「しんぶん赤旗」2020/1/31
国営諫早湾干拓事業 営農者訴訟口頭弁論
  国営諫早湾干拓事業(長崎県諫早市)の干拓農地の元営農者2人と、現在営農を続ける2法人が県農業振興公社と国、県に対し、損害賠償や潮受け堤防排水門の開門を求めた訴訟の口頭弁論が27日、長崎地裁(武田瑞佳裁判長)でありました(元営農者は損害賠償請求のみ)。

 営農地では農地の排水不良や冷害・熱害、調整池に飛来するカモによる食害などが深刻です。営農者は困難な農業を強いられており、すでに13経営体が撤退しています。

 公社や国、県は元営農者に対して「2013年に撤退しているので時効が成立し、損害賠償は請求できない。我々に責任はない」と主張。次回期日(5月11日)までに原告側が反論します。

 弁論後の報告集会で中原昌孝弁護士は、県や公社の「冷害などは認められないし、排水不良にも対処してきている」との言い分を紹介。「損害賠償も開門も徹底的に求めていく」と語りました。
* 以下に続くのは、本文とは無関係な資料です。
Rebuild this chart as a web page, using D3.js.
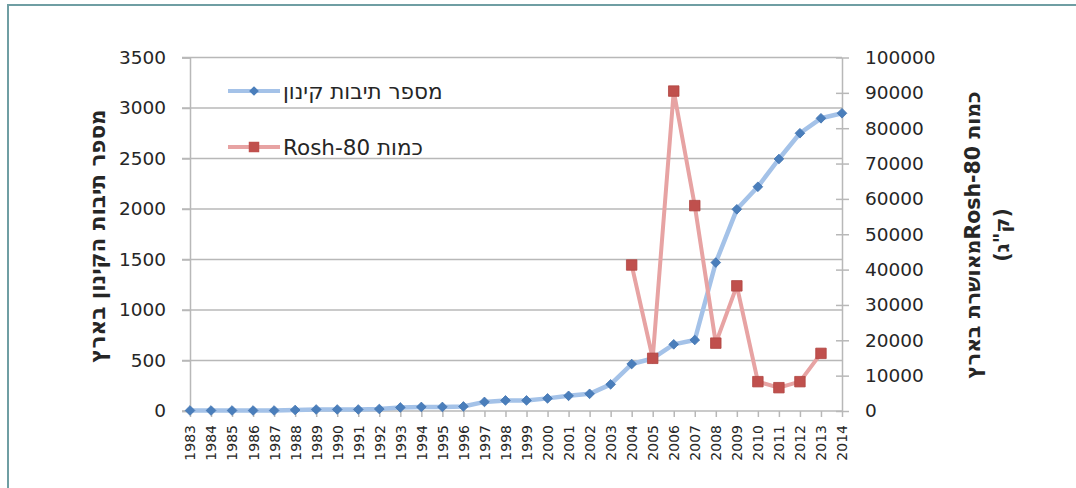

 堀良一弁護士は、国や県が陳述で「欠陥農地だといいながら営農を続けるのであれば、さっさと出ていけばいい」と述べていることを紹介し「苦労して営農している人たちの気持ちに一切目が向いていない。こんな態度を許してはいけない」と強調しました。

 原告で営農者の松尾公春さんは「干拓農地が守られているのは農家の努力があるからだ」と憤りの声をあげました。